## Begin Dataset section

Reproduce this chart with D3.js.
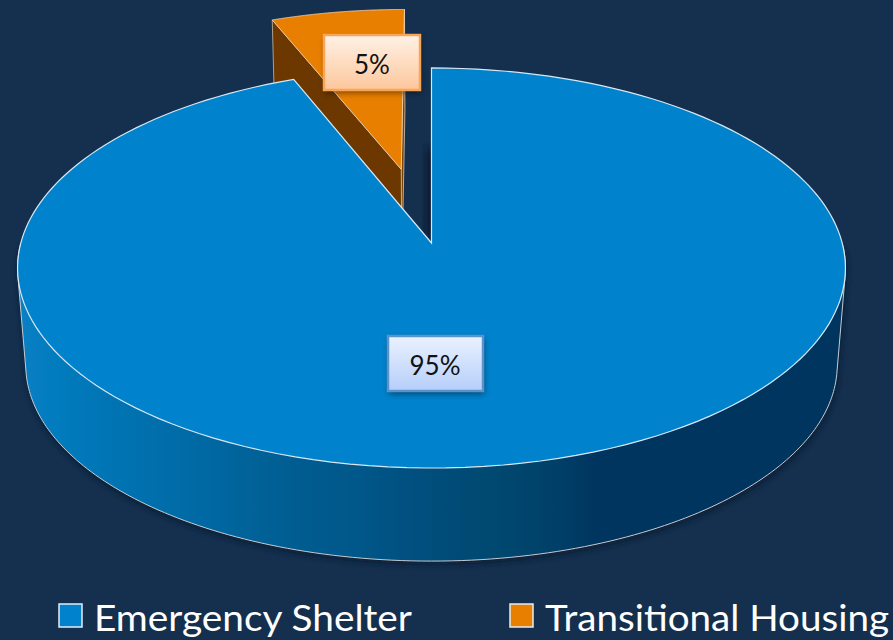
<!DOCTYPE html>
<html>
<head>
<meta charset="utf-8">
<title>Shelter share</title>
<style>
  html, body { margin: 0; padding: 0; background: #14304e; overflow: hidden; }
  text { font-family: Lato, "Open Sans", sans-serif; }
</style>
</head>
<body>
<script src="https://cdn.jsdelivr.net/npm/d3@7"></script>
<script>
// chart values
var categories = ["Emergency Shelter", "Transitional Housing"];
var shares = [95, 5];
var shareLabels = ["95%", "5%"];

var width = 893, height = 640;
var bg = "#14304e";

// projection of the tilted disc: model (u, v, z) -> screen
var cx = 431.5, cy = 243;
var persp = 0.125;      // foreshortening to the back
var spreadX = 1.243;    // the 3d rotation opens up angles near the top
var scaleX = 410.7, scaleY = 196.9;
var depth = 100, depthW = 0.02, tiltLoss = 12.2;
var explode = 0.40;

function project(u, v, z) {
  var w = 1 + persp * v + depthW * z;
  return [cx + scaleX * u / w, cy + (-(scaleY - tiltLoss * z) * v + depth * z) / w];
}
// d3 pie angle -> point on unit circle
function rim(a) {
  var s = Math.sin(a) * spreadX, c = Math.cos(a), n = Math.hypot(s, c);
  return [s / n, c / n];
}

var svg = d3.select("body").append("svg")
    .attr("width", width)
    .attr("height", height)
    .style("display", "block");

svg.append("rect").attr("width", width).attr("height", height).attr("fill", bg);

var defs = svg.append("defs");

function vGrad(id, top, bottom) {
  var g = defs.append("linearGradient").attr("id", id)
      .attr("x1", 0).attr("y1", 0).attr("x2", 0).attr("y2", 1);
  g.append("stop").attr("offset", 0).attr("stop-color", top);
  g.append("stop").attr("offset", 1).attr("stop-color", bottom);
}
vGrad("blueLabel", "#eaf2ff", "#b6cefa");
vGrad("orangeLabel", "#fff1e6", "#fdc79c");

var wallGrad = defs.append("linearGradient").attr("id", "wall")
    .attr("gradientUnits", "userSpaceOnUse")
    .attr("x1", 17).attr("y1", 0).attr("x2", 846).attr("y2", 0);
[[17, "#0a80c4"], [60, "#007bbd"], [130, "#0072b0"], [200, "#0069a4"], [255, "#006298"],
 [310, "#005b8f"], [360, "#005789"], [410, "#005080"], [450, "#004c78"], [500, "#00486f"],
 [560, "#003f68"], [595, "#00355f"], [846, "#00355f"]]
  .forEach(function(s) {
    wallGrad.append("stop").attr("offset", (s[0] - 17) / 829).attr("stop-color", s[1]);
  });

var f = defs.append("filter").attr("id", "soft")
    .attr("x", "-30%").attr("y", "-30%").attr("width", "160%").attr("height", "160%");
f.append("feGaussianBlur").attr("stdDeviation", 3);

var line = d3.line();
var pie = d3.pie().sort(null)
    .startAngle(0).endAngle(2 * Math.PI)
    .value(function(d) { return d; });

// first share runs clockwise from 12 o'clock, second one closes the circle
var arcs = pie(shares);
var main = arcs[0], small = arcs[1];

function sector(arc, du, dv, z) {
  var steps = d3.range(0, 181).map(function(i) {
    return arc.startAngle + (arc.endAngle - arc.startAngle) * i / 180;
  });
  var pts = [project(du, dv, z)];
  steps.forEach(function(a) {
    var p = rim(a);
    pts.push(project(p[0] + du, p[1] + dv, z));
  });
  return pts;
}

// exploded slice, moved along its own bisector
var mid = rim((small.startAngle + small.endAngle) / 2);
var du = mid[0] * explode, dv = mid[1] * explode;
var a0 = rim(small.startAngle), a1 = rim(small.endAngle);

function wallQuad(p) {
  return [project(du, dv, 0),
          project(p[0] + du, p[1] + dv, 0),
          project(p[0] + du, p[1] + dv, 1),
          project(du, dv, 1)];
}

// shadow inside the gap
svg.append("rect")
    .attr("x", 425).attr("y", 148)
    .attr("width", 8).attr("height", 90)
    .attr("fill", "#0c1f36")
    .attr("filter", "url(#soft)");

svg.append("path").attr("d", line(wallQuad(a1)) + "Z")
    .attr("fill", "#7a4300").attr("stroke", "#d9c8b4").attr("stroke-width", 0.8);
svg.append("path").attr("d", line(wallQuad(a0)) + "Z")
    .attr("fill", "#6c3800").attr("stroke", "#c9b9a5").attr("stroke-width", 0.8);
svg.append("path").attr("d", line(sector(small, du, dv, 0)) + "Z")
    .attr("fill", "#e97f00").attr("stroke", "#f4d8b8").attr("stroke-width", 0.8);

// front wall of the large slice
var wallPts = [];
d3.range(0, 361).forEach(function(i) {
  var a = i * Math.PI / 180, p = rim(a);
  if (p[1] < 0) {
    wallPts.push(project(p[0], p[1], 0));
    wallPts.push(project(p[0], p[1], 1));
  }
});
var hull = d3.polygonHull(wallPts);

svg.append("path").attr("d", line(hull) + "Z")
    .attr("fill", "#081a30")
    .attr("transform", "translate(1,3)")
    .attr("filter", "url(#soft)");
svg.append("path").attr("d", line(hull) + "Z")
    .attr("fill", "url(#wall)")
    .attr("stroke", "#c4ccd4").attr("stroke-width", 1);

svg.append("path").attr("d", line(sector(main, 0, 0, 0)) + "Z")
    .attr("fill", "#0082cc")
    .attr("stroke", "#d8e8f4").attr("stroke-width", 1.2);

// value labels
var labelBoxes = [
  {x: 388, y: 336, w: 95, h: 55, fill: "url(#blueLabel)", stroke: "#5a93cc", tx: 435, ty: 365},
  {x: 324, y: 35, w: 96, h: 55, fill: "url(#orangeLabel)", stroke: "#f8a557", tx: 372, ty: 64}
];
labelBoxes.forEach(function(b, i) {
  svg.append("rect")
      .attr("x", b.x + 1).attr("y", b.y + 3).attr("width", b.w).attr("height", b.h)
      .attr("fill", "#000").attr("opacity", 0.45).attr("filter", "url(#soft)");
  svg.append("rect")
      .attr("x", b.x).attr("y", b.y).attr("width", b.w).attr("height", b.h)
      .attr("fill", b.fill).attr("stroke", b.stroke).attr("stroke-width", 2.5);
  svg.append("text")
      .attr("x", b.tx).attr("y", b.ty)
      .attr("text-anchor", "middle").attr("dominant-baseline", "central")
      .attr("font-size", 26).attr("fill", "#111")
      .text(shareLabels[i]);
});

// legend
var legendX = d3.scaleOrdinal().domain(categories).range([59, 510]);
var legendW = d3.scaleOrdinal().domain(categories).range([318, 344]);
var colors = d3.scaleOrdinal().domain(categories).range(["#0082cc", "#e97f00"]);
var legend = svg.append("g").selectAll("g").data(categories).enter().append("g")
    .attr("transform", function(d) { return "translate(" + legendX(d) + ",0)"; });
legend.append("rect")
    .attr("y", 604).attr("width", 23).attr("height", 23)
    .attr("fill", function(d) { return colors(d); })
    .attr("stroke", "#e4edf4").attr("stroke-width", 1.5);
legend.append("text")
    .attr("x", 35).attr("y", 631)
    .attr("font-size", 37).attr("fill", "#fff")
    .attr("textLength", function(d) { return legendW(d); })
    .attr("lengthAdjust", "spacingAndGlyphs")
    .text(function(d) { return d; });
</script>
</body>
</html>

## End Dataset section

== Task requirements ==
Leave out the pictures and give the listing above again exactly.

== Task answer ==
Reproduce this chart with D3.js.
<!DOCTYPE html>
<html>
<head>
<meta charset="utf-8">
<title>Shelter share</title>
<style>
  html, body { margin: 0; padding: 0; background: #14304e; overflow: hidden; }
  text { font-family: Lato, "Open Sans", sans-serif; }
</style>
</head>
<body>
<script src="https://cdn.jsdelivr.net/npm/d3@7"></script>
<script>
// chart values
var categories = ["Emergency Shelter", "Transitional Housing"];
var shares = [95, 5];
var shareLabels = ["95%", "5%"];

var width = 893, height = 640;
var bg = "#14304e";

// projection of the tilted disc: model (u, v, z) -> screen
var cx = 431.5, cy = 243;
var persp = 0.125;      // foreshortening to the back
var spreadX = 1.243;    // the 3d rotation opens up angles near the top
var scaleX = 410.7, scaleY = 196.9;
var depth = 100, depthW = 0.02, tiltLoss = 12.2;
var explode = 0.40;

function project(u, v, z) {
  var w = 1 + persp * v + depthW * z;
  return [cx + scaleX * u / w, cy + (-(scaleY - tiltLoss * z) * v + depth * z) / w];
}
// d3 pie angle -> point on unit circle
function rim(a) {
  var s = Math.sin(a) * spreadX, c = Math.cos(a), n = Math.hypot(s, c);
  return [s / n, c / n];
}

var svg = d3.select("body").append("svg")
    .attr("width", width)
    .attr("height", height)
    .style("display", "block");

svg.append("rect").attr("width", width).attr("height", height).attr("fill", bg);

var defs = svg.append("defs");

function vGrad(id, top, bottom) {
  var g = defs.append("linearGradient").attr("id", id)
      .attr("x1", 0).attr("y1", 0).attr("x2", 0).attr("y2", 1);
  g.append("stop").attr("offset", 0).attr("stop-color", top);
  g.append("stop").attr("offset", 1).attr("stop-color", bottom);
}
vGrad("blueLabel", "#eaf2ff", "#b6cefa");
vGrad("orangeLabel", "#fff1e6", "#fdc79c");

var wallGrad = defs.append("linearGradient").attr("id", "wall")
    .attr("gradientUnits", "userSpaceOnUse")
    .attr("x1", 17).attr("y1", 0).attr("x2", 846).attr("y2", 0);
[[17, "#0a80c4"], [60, "#007bbd"], [130, "#0072b0"], [200, "#0069a4"], [255, "#006298"],
 [310, "#005b8f"], [360, "#005789"], [410, "#005080"], [450, "#004c78"], [500, "#00486f"],
 [560, "#003f68"], [595, "#00355f"], [846, "#00355f"]]
  .forEach(function(s) {
    wallGrad.append("stop").attr("offset", (s[0] - 17) / 829).attr("stop-color", s[1]);
  });

var f = defs.append("filter").attr("id", "soft")
    .attr("x", "-30%").attr("y", "-30%").attr("width", "160%").attr("height", "160%");
f.append("feGaussianBlur").attr("stdDeviation", 3);

var line = d3.line();
var pie = d3.pie().sort(null)
    .startAngle(0).endAngle(2 * Math.PI)
    .value(function(d) { return d; });

// first share runs clockwise from 12 o'clock, second one closes the circle
var arcs = pie(shares);
var main = arcs[0], small = arcs[1];

function sector(arc, du, dv, z) {
  var steps = d3.range(0, 181).map(function(i) {
    return arc.startAngle + (arc.endAngle - arc.startAngle) * i / 180;
  });
  var pts = [project(du, dv, z)];
  steps.forEach(function(a) {
    var p = rim(a);
    pts.push(project(p[0] + du, p[1] + dv, z));
  });
  return pts;
}

// exploded slice, moved along its own bisector
var mid = rim((small.startAngle + small.endAngle) / 2);
var du = mid[0] * explode, dv = mid[1] * explode;
var a0 = rim(small.startAngle), a1 = rim(small.endAngle);

function wallQuad(p) {
  return [project(du, dv, 0),
          project(p[0] + du, p[1] + dv, 0),
          project(p[0] + du, p[1] + dv, 1),
          project(du, dv, 1)];
}

// shadow inside the gap
svg.append("rect")
    .attr("x", 425).attr("y", 148)
    .attr("width", 8).attr("height", 90)
    .attr("fill", "#0c1f36")
    .attr("filter", "url(#soft)");

svg.append("path").attr("d", line(wallQuad(a1)) + "Z")
    .attr("fill", "#7a4300").attr("stroke", "#d9c8b4").attr("stroke-width", 0.8);
svg.append("path").attr("d", line(wallQuad(a0)) + "Z")
    .attr("fill", "#6c3800").attr("stroke", "#c9b9a5").attr("stroke-width", 0.8);
svg.append("path").attr("d", line(sector(small, du, dv, 0)) + "Z")
    .attr("fill", "#e97f00").attr("stroke", "#f4d8b8").attr("stroke-width", 0.8);

// front wall of the large slice
var wallPts = [];
d3.range(0, 361).forEach(function(i) {
  var a = i * Math.PI / 180, p = rim(a);
  if (p[1] < 0) {
    wallPts.push(project(p[0], p[1], 0));
    wallPts.push(project(p[0], p[1], 1));
  }
});
var hull = d3.polygonHull(wallPts);

svg.append("path").attr("d", line(hull) + "Z")
    .attr("fill", "#081a30")
    .attr("transform", "translate(1,3)")
    .attr("filter", "url(#soft)");
svg.append("path").attr("d", line(hull) + "Z")
    .attr("fill", "url(#wall)")
    .attr("stroke", "#c4ccd4").attr("stroke-width", 1);

svg.append("path").attr("d", line(sector(main, 0, 0, 0)) + "Z")
    .attr("fill", "#0082cc")
    .attr("stroke", "#d8e8f4").attr("stroke-width", 1.2);

// value labels
var labelBoxes = [
  {x: 388, y: 336, w: 95, h: 55, fill: "url(#blueLabel)", stroke: "#5a93cc", tx: 435, ty: 365},
  {x: 324, y: 35, w: 96, h: 55, fill: "url(#orangeLabel)", stroke: "#f8a557", tx: 372, ty: 64}
];
labelBoxes.forEach(function(b, i) {
  svg.append("rect")
      .attr("x", b.x + 1).attr("y", b.y + 3).attr("width", b.w).attr("height", b.h)
      .attr("fill", "#000").attr("opacity", 0.45).attr("filter", "url(#soft)");
  svg.append("rect")
      .attr("x", b.x).attr("y", b.y).attr("width", b.w).attr("height", b.h)
      .attr("fill", b.fill).attr("stroke", b.stroke).attr("stroke-width", 2.5);
  svg.append("text")
      .attr("x", b.tx).attr("y", b.ty)
      .attr("text-anchor", "middle").attr("dominant-baseline", "central")
      .attr("font-size", 26).attr("fill", "#111")
      .text(shareLabels[i]);
});

// legend
var legendX = d3.scaleOrdinal().domain(categories).range([59, 510]);
var legendW = d3.scaleOrdinal().domain(categories).range([318, 344]);
var colors = d3.scaleOrdinal().domain(categories).range(["#0082cc", "#e97f00"]);
var legend = svg.append("g").selectAll("g").data(categories).enter().append("g")
    .attr("transform", function(d) { return "translate(" + legendX(d) + ",0)"; });
legend.append("rect")
    .attr("y", 604).attr("width", 23).attr("height", 23)
    .attr("fill", function(d) { return colors(d); })
    .attr("stroke", "#e4edf4").attr("stroke-width", 1.5);
legend.append("text")
    .attr("x", 35).attr("y", 631)
    .attr("font-size", 37).attr("fill", "#fff")
    .attr("textLength", function(d) { return legendW(d); })
    .attr("lengthAdjust", "spacingAndGlyphs")
    .text(function(d) { return d; });
</script>
</body>
</html>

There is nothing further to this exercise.